-- Start INFORMATION PROVIDED --

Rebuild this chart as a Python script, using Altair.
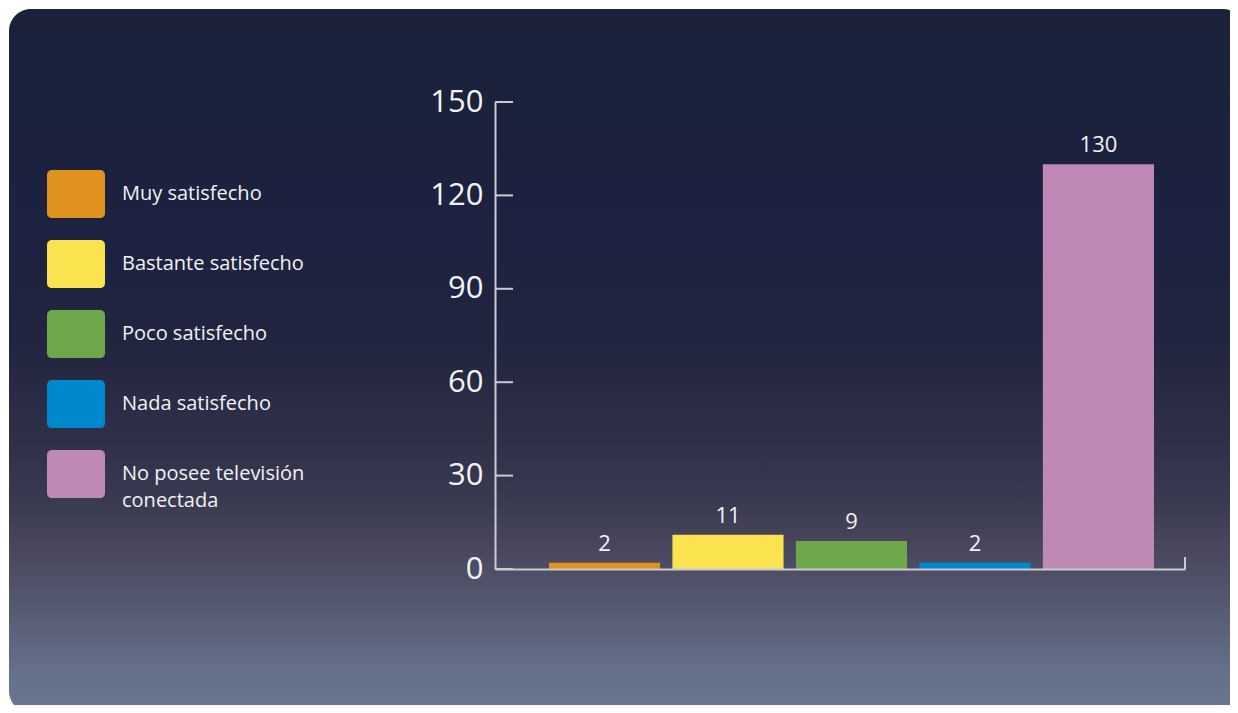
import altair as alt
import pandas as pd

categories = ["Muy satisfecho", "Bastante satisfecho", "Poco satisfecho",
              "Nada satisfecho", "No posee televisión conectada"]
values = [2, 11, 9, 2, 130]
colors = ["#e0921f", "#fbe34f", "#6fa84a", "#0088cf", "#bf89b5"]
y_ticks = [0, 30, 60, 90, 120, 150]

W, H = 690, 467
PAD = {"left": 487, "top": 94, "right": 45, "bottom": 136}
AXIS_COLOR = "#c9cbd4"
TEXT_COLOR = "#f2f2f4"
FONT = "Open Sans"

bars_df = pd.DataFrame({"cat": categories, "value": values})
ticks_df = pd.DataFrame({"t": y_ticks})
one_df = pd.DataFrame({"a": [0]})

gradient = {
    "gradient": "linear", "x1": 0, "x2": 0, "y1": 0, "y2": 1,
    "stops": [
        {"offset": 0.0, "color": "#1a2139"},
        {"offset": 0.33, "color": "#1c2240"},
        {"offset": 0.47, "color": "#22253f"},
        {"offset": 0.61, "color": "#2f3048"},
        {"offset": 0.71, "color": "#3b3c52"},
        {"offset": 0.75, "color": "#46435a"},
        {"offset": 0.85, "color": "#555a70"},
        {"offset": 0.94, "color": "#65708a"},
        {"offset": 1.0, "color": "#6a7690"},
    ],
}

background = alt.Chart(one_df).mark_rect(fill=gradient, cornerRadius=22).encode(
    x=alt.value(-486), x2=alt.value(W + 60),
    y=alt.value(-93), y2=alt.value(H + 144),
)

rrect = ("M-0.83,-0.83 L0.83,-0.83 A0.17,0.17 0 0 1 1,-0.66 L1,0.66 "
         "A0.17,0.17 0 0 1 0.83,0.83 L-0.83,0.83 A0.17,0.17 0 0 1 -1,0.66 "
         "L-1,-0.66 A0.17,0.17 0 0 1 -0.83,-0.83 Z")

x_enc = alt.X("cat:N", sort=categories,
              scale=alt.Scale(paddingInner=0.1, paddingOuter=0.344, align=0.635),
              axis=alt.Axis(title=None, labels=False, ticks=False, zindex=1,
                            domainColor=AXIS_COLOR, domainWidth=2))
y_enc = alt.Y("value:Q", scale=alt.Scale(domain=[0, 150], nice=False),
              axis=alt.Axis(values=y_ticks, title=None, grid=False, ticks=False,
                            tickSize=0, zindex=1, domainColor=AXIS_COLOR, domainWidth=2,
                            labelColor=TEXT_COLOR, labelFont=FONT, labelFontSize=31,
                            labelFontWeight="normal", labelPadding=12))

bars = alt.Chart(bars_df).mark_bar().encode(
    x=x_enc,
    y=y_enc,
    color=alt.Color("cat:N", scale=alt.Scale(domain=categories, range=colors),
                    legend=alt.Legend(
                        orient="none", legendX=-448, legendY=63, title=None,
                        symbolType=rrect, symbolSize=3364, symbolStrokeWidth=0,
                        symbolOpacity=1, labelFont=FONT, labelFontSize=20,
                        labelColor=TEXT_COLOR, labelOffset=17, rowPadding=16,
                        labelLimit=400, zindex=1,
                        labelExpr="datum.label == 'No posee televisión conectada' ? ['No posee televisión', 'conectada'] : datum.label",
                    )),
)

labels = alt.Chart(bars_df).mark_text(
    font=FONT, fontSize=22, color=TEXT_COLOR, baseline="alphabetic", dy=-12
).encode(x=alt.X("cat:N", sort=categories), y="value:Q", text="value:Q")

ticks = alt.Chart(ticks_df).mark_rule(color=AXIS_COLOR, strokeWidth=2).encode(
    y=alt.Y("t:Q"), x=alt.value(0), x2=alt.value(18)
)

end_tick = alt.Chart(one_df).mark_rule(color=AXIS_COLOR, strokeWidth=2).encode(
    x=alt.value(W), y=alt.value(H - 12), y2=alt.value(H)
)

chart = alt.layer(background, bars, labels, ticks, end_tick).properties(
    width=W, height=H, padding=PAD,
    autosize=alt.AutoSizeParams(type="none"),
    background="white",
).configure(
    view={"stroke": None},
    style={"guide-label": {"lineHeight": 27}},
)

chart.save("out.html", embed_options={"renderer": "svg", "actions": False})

-- End INFORMATION PROVIDED --

Quote the listing above in full, except for the pictures.

Rebuild this chart as a Python script, using Altair.
import altair as alt
import pandas as pd

categories = ["Muy satisfecho", "Bastante satisfecho", "Poco satisfecho",
              "Nada satisfecho", "No posee televisión conectada"]
values = [2, 11, 9, 2, 130]
colors = ["#e0921f", "#fbe34f", "#6fa84a", "#0088cf", "#bf89b5"]
y_ticks = [0, 30, 60, 90, 120, 150]

W, H = 690, 467
PAD = {"left": 487, "top": 94, "right": 45, "bottom": 136}
AXIS_COLOR = "#c9cbd4"
TEXT_COLOR = "#f2f2f4"
FONT = "Open Sans"

bars_df = pd.DataFrame({"cat": categories, "value": values})
ticks_df = pd.DataFrame({"t": y_ticks})
one_df = pd.DataFrame({"a": [0]})

gradient = {
    "gradient": "linear", "x1": 0, "x2": 0, "y1": 0, "y2": 1,
    "stops": [
        {"offset": 0.0, "color": "#1a2139"},
        {"offset": 0.33, "color": "#1c2240"},
        {"offset": 0.47, "color": "#22253f"},
        {"offset": 0.61, "color": "#2f3048"},
        {"offset": 0.71, "color": "#3b3c52"},
        {"offset": 0.75, "color": "#46435a"},
        {"offset": 0.85, "color": "#555a70"},
        {"offset": 0.94, "color": "#65708a"},
        {"offset": 1.0, "color": "#6a7690"},
    ],
}

background = alt.Chart(one_df).mark_rect(fill=gradient, cornerRadius=22).encode(
    x=alt.value(-486), x2=alt.value(W + 60),
    y=alt.value(-93), y2=alt.value(H + 144),
)

rrect = ("M-0.83,-0.83 L0.83,-0.83 A0.17,0.17 0 0 1 1,-0.66 L1,0.66 "
         "A0.17,0.17 0 0 1 0.83,0.83 L-0.83,0.83 A0.17,0.17 0 0 1 -1,0.66 "
         "L-1,-0.66 A0.17,0.17 0 0 1 -0.83,-0.83 Z")

x_enc = alt.X("cat:N", sort=categories,
              scale=alt.Scale(paddingInner=0.1, paddingOuter=0.344, align=0.635),
              axis=alt.Axis(title=None, labels=False, ticks=False, zindex=1,
                            domainColor=AXIS_COLOR, domainWidth=2))
y_enc = alt.Y("value:Q", scale=alt.Scale(domain=[0, 150], nice=False),
              axis=alt.Axis(values=y_ticks, title=None, grid=False, ticks=False,
                            tickSize=0, zindex=1, domainColor=AXIS_COLOR, domainWidth=2,
                            labelColor=TEXT_COLOR, labelFont=FONT, labelFontSize=31,
                            labelFontWeight="normal", labelPadding=12))

bars = alt.Chart(bars_df).mark_bar().encode(
    x=x_enc,
    y=y_enc,
    color=alt.Color("cat:N", scale=alt.Scale(domain=categories, range=colors),
                    legend=alt.Legend(
                        orient="none", legendX=-448, legendY=63, title=None,
                        symbolType=rrect, symbolSize=3364, symbolStrokeWidth=0,
                        symbolOpacity=1, labelFont=FONT, labelFontSize=20,
                        labelColor=TEXT_COLOR, labelOffset=17, rowPadding=16,
                        labelLimit=400, zindex=1,
                        labelExpr="datum.label == 'No posee televisión conectada' ? ['No posee televisión', 'conectada'] : datum.label",
                    )),
)

labels = alt.Chart(bars_df).mark_text(
    font=FONT, fontSize=22, color=TEXT_COLOR, baseline="alphabetic", dy=-12
).encode(x=alt.X("cat:N", sort=categories), y="value:Q", text="value:Q")

ticks = alt.Chart(ticks_df).mark_rule(color=AXIS_COLOR, strokeWidth=2).encode(
    y=alt.Y("t:Q"), x=alt.value(0), x2=alt.value(18)
)

end_tick = alt.Chart(one_df).mark_rule(color=AXIS_COLOR, strokeWidth=2).encode(
    x=alt.value(W), y=alt.value(H - 12), y2=alt.value(H)
)

chart = alt.layer(background, bars, labels, ticks, end_tick).properties(
    width=W, height=H, padding=PAD,
    autosize=alt.AutoSizeParams(type="none"),
    background="white",
).configure(
    view={"stroke": None},
    style={"guide-label": {"lineHeight": 27}},
)

chart.save("out.html", embed_options={"renderer": "svg", "actions": False})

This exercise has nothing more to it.